ROWS —
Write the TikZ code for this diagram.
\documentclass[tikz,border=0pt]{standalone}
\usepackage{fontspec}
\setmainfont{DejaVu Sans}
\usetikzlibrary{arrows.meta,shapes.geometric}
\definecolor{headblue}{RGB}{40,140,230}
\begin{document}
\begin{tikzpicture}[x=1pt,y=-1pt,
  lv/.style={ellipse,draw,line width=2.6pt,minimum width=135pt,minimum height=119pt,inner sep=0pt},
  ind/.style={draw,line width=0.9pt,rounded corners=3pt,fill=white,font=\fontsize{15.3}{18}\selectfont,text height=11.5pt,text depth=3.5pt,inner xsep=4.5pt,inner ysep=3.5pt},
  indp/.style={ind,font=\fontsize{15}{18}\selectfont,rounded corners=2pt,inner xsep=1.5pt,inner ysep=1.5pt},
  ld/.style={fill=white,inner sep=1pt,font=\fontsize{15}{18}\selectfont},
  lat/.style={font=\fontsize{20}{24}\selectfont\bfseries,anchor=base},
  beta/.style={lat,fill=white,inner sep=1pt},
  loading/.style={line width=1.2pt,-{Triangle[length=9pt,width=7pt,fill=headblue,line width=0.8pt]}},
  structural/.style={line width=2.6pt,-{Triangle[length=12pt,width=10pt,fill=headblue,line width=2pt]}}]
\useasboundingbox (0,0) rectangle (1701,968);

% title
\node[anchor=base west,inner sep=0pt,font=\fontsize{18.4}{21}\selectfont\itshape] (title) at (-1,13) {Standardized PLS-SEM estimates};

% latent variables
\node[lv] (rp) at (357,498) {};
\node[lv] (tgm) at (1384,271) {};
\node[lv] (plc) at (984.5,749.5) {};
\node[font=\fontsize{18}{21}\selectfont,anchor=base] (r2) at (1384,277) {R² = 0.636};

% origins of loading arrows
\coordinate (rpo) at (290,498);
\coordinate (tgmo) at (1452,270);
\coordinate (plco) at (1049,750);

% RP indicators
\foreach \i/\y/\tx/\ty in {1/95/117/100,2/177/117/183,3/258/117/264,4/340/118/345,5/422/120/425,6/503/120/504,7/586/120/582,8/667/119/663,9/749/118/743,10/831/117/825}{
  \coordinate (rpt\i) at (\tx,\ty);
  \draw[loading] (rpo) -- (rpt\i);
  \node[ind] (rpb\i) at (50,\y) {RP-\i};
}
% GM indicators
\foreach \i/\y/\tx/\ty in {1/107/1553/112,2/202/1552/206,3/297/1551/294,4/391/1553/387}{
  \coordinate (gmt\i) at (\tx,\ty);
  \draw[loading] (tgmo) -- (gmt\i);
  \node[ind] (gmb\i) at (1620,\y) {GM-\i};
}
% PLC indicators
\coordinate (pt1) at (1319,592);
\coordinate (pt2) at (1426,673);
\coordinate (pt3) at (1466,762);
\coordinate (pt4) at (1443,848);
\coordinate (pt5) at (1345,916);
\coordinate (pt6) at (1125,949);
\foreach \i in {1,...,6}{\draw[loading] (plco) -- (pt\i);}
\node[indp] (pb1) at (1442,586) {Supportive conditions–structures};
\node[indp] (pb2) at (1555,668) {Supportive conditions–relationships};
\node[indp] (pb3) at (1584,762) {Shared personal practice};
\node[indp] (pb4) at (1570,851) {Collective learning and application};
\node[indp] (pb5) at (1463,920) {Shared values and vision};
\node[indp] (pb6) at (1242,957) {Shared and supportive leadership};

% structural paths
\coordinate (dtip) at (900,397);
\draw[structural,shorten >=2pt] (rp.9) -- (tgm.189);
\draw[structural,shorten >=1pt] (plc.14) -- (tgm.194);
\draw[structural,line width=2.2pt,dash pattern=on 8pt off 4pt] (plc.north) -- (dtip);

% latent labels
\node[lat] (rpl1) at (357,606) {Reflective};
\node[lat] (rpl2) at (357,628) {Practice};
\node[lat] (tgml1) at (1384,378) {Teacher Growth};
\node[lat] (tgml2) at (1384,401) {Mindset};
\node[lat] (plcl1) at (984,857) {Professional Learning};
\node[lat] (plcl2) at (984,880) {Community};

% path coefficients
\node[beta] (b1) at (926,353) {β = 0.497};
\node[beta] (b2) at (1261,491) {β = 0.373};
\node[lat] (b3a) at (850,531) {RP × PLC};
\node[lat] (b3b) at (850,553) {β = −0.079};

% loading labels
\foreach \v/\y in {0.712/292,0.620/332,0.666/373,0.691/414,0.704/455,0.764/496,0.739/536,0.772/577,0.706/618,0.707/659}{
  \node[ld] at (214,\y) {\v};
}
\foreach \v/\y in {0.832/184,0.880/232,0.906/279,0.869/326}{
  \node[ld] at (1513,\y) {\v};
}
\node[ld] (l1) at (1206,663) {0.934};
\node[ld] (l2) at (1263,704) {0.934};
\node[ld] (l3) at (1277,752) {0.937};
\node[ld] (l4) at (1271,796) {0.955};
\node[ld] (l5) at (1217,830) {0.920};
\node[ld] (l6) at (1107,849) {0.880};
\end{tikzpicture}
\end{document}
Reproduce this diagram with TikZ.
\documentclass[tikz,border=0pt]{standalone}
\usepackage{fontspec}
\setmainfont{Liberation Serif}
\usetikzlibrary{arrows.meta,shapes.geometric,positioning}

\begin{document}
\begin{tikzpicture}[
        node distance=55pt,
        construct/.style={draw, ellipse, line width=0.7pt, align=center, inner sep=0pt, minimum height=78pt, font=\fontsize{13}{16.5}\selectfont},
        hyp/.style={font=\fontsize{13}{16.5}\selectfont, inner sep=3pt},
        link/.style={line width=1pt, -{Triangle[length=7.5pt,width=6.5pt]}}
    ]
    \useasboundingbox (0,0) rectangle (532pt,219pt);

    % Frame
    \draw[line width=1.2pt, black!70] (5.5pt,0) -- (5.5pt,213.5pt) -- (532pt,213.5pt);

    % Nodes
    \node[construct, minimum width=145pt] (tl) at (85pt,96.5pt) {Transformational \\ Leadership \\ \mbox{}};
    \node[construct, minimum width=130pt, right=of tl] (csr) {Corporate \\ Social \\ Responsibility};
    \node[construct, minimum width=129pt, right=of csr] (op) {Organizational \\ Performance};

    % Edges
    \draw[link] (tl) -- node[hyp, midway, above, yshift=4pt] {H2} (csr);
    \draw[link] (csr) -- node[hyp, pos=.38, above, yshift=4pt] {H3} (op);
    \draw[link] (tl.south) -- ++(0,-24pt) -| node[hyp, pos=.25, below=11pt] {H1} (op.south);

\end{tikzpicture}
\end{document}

* * *

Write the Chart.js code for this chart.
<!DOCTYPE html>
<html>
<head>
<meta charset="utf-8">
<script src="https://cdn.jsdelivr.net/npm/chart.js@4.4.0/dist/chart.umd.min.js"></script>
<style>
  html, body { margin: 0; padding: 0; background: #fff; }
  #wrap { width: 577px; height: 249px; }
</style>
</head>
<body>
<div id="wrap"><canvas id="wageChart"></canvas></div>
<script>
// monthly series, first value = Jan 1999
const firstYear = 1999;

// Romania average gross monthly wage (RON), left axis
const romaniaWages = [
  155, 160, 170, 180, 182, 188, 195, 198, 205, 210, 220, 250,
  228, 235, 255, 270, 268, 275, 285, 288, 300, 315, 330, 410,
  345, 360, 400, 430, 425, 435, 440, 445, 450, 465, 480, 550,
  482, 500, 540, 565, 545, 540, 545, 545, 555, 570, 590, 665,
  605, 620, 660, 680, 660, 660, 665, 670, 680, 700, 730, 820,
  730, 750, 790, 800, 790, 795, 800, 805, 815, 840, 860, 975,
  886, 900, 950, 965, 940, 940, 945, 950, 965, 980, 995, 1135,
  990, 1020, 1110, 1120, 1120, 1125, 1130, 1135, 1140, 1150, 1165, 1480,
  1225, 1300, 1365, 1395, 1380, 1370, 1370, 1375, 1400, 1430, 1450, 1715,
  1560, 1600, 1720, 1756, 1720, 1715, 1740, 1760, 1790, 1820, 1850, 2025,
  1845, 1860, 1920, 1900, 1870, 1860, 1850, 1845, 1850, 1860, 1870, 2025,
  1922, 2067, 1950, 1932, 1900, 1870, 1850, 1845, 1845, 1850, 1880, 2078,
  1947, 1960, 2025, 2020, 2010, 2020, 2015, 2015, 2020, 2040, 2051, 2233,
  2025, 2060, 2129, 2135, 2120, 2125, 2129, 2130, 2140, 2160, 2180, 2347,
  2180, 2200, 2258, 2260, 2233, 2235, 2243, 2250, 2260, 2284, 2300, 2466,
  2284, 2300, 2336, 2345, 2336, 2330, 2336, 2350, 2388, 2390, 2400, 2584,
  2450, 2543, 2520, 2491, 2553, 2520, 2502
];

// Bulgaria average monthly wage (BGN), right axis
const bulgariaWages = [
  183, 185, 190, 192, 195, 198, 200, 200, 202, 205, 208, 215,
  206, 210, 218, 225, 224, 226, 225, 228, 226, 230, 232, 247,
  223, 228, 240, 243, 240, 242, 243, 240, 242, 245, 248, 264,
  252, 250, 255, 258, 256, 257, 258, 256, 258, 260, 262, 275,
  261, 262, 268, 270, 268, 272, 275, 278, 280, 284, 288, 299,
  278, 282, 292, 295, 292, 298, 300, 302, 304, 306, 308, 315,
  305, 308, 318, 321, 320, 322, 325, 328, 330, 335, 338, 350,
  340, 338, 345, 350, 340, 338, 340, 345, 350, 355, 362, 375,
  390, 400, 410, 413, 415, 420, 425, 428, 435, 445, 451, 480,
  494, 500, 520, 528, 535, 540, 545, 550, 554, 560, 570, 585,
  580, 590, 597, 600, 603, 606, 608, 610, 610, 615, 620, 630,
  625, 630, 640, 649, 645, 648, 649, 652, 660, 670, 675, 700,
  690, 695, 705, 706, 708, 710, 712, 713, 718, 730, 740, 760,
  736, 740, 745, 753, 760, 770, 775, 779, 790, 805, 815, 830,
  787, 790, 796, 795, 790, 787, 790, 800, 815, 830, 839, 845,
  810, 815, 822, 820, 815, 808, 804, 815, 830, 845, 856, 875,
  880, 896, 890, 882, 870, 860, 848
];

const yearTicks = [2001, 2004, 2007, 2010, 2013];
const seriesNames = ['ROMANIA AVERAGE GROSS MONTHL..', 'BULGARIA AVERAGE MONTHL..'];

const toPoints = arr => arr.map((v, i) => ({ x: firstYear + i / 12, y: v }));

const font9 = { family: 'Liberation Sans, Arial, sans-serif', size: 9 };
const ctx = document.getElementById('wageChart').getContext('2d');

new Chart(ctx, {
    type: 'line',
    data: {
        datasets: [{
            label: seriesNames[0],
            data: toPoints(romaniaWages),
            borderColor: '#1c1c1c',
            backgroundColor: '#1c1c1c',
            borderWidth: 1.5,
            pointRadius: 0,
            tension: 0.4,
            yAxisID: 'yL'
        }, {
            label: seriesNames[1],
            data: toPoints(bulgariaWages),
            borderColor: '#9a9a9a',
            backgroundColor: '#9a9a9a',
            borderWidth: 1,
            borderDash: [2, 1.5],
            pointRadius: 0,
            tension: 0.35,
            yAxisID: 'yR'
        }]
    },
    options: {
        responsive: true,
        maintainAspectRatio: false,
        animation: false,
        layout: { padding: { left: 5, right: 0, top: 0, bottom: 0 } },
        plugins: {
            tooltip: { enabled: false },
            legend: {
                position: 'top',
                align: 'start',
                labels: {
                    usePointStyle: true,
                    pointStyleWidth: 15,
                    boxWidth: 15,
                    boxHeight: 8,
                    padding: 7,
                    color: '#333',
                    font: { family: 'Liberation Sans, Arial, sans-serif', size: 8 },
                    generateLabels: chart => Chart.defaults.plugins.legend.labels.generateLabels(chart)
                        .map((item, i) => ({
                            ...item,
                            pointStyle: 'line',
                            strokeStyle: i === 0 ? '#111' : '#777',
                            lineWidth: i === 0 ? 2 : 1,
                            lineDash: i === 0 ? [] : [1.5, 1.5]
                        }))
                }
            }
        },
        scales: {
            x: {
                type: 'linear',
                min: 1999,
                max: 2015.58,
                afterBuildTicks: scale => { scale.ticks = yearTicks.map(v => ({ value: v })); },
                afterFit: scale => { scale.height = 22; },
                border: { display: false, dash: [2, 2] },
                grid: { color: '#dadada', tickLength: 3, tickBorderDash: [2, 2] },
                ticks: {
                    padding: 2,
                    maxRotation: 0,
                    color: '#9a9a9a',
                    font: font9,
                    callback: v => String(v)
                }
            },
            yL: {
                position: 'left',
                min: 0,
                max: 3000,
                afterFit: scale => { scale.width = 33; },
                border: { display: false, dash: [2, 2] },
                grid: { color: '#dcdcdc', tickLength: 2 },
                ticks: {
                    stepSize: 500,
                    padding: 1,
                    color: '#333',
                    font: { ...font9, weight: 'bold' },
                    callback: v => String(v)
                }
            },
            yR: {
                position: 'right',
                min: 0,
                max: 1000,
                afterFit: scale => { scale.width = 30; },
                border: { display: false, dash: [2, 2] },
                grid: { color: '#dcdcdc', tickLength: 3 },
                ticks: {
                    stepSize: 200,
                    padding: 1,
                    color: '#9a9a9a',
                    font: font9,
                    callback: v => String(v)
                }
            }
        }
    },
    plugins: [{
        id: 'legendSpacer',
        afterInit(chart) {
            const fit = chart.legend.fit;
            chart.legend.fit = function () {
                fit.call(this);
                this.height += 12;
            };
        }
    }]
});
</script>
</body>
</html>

...

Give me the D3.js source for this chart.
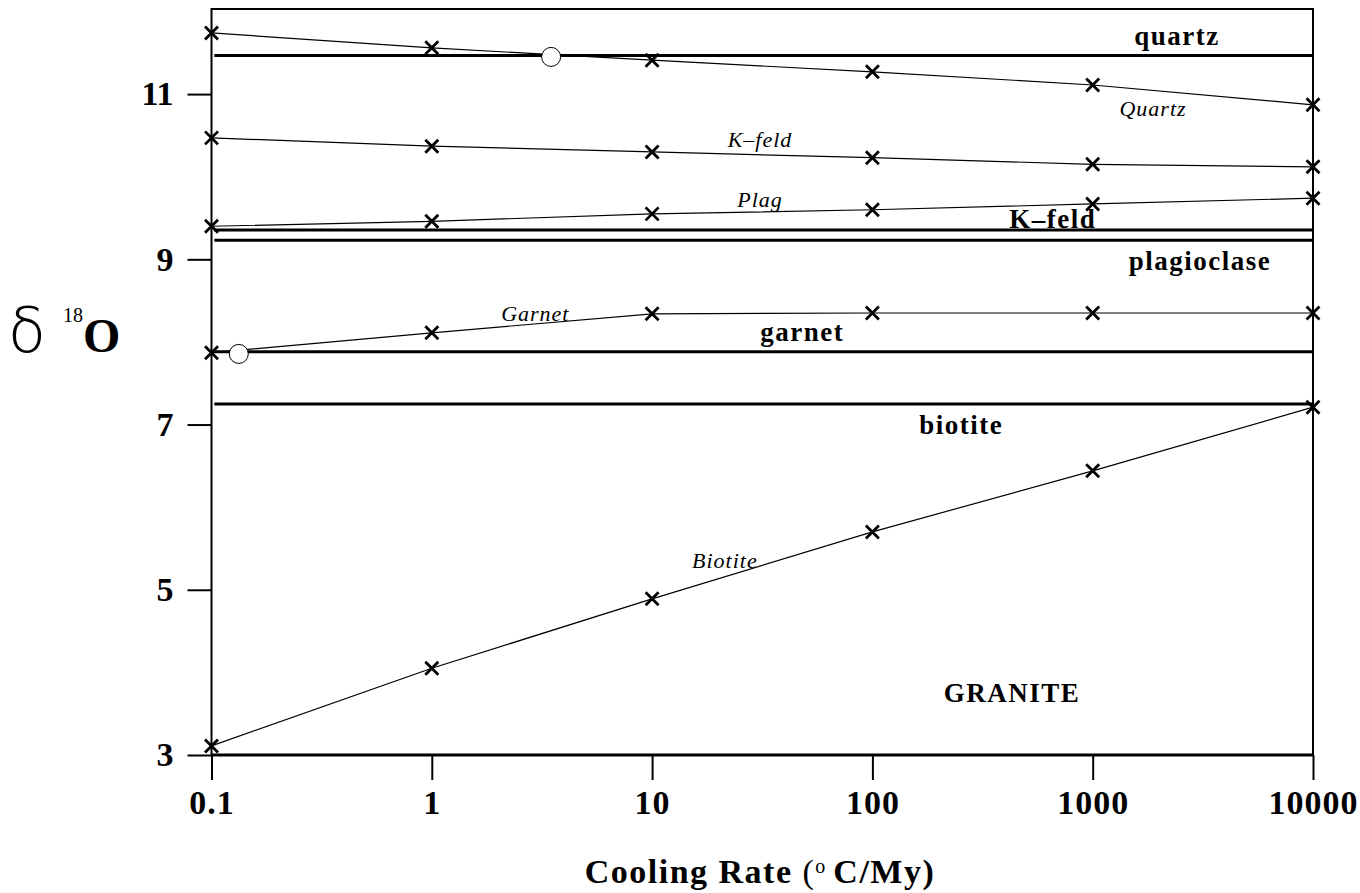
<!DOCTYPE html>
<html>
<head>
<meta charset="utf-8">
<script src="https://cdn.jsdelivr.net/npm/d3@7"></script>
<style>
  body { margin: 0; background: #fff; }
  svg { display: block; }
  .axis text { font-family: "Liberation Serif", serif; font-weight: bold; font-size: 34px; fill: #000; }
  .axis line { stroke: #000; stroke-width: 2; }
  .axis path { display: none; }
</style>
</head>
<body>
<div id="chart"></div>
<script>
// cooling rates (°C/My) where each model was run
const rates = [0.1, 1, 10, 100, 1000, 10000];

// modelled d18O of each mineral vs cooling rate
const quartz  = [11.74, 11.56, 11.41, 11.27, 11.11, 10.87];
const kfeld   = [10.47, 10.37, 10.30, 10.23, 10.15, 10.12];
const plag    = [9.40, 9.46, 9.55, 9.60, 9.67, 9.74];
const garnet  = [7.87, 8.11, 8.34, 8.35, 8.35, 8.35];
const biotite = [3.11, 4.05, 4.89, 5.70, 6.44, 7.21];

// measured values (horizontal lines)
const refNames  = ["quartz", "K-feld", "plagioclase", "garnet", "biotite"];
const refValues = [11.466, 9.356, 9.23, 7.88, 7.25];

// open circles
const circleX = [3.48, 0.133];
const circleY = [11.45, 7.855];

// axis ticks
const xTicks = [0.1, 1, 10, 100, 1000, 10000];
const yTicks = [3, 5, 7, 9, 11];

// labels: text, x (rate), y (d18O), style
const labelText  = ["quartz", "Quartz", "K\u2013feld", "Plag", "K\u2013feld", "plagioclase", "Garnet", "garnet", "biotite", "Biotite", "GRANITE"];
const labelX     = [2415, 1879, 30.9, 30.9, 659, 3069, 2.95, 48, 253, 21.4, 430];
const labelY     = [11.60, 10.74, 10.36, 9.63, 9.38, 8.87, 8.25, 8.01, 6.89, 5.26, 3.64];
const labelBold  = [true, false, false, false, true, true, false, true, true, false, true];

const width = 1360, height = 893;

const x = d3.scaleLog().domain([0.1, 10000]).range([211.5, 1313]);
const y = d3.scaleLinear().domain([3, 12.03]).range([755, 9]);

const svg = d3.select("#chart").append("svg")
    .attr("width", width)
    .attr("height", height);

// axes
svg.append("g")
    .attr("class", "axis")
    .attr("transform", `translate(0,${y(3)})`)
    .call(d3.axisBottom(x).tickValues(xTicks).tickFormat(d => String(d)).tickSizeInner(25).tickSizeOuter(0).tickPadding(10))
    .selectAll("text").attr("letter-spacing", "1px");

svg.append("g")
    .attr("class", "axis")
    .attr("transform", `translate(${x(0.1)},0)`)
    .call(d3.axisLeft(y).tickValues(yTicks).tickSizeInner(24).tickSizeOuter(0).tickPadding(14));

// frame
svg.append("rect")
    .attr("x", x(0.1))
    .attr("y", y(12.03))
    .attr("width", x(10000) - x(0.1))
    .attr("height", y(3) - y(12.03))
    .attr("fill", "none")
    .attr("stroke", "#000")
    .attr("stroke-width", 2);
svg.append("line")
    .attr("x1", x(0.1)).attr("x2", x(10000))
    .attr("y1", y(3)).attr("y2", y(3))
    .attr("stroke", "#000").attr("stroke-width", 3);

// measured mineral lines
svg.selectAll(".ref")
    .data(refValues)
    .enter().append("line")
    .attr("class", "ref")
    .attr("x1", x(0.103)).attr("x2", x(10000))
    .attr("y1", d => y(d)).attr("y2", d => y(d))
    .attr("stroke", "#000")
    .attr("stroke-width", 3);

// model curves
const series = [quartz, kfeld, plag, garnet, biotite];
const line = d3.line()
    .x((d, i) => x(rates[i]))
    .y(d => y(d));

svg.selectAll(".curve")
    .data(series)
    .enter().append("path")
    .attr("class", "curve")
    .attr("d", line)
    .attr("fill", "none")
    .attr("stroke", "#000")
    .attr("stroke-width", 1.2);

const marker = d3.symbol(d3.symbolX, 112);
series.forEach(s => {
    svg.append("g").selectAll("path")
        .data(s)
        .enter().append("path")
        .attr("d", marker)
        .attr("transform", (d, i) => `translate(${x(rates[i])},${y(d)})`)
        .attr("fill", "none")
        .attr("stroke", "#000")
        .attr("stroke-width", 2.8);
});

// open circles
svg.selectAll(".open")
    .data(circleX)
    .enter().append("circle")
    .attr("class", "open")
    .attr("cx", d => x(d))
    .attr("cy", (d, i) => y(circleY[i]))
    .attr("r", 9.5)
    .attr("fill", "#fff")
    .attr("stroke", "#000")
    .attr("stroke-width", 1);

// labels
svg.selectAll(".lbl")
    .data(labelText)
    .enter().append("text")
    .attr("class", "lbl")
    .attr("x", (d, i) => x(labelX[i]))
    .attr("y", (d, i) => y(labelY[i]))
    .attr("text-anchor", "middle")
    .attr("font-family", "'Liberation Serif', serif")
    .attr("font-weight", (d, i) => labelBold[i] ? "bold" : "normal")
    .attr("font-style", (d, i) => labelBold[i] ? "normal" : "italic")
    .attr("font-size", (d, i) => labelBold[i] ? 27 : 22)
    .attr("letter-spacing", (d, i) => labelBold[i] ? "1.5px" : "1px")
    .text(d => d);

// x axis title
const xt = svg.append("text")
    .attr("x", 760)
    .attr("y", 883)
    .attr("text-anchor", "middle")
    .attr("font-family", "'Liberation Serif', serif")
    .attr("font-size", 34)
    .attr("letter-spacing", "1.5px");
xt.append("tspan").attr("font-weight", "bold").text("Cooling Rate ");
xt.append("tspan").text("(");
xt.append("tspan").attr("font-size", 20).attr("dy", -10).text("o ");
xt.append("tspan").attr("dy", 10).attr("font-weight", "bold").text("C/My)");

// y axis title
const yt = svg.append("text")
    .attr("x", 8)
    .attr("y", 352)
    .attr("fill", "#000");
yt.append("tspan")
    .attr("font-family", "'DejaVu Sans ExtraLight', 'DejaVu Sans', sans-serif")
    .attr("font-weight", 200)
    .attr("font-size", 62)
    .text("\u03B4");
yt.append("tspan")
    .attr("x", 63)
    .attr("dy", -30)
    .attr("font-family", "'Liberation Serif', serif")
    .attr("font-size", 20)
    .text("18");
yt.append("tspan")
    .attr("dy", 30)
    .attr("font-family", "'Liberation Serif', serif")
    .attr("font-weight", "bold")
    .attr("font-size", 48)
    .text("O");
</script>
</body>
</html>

TASK STATEMENT — Work out how many lines of the listing above include "Write". Answer with the number and nothing more.

SOLUTION FOR THIS TASK — 2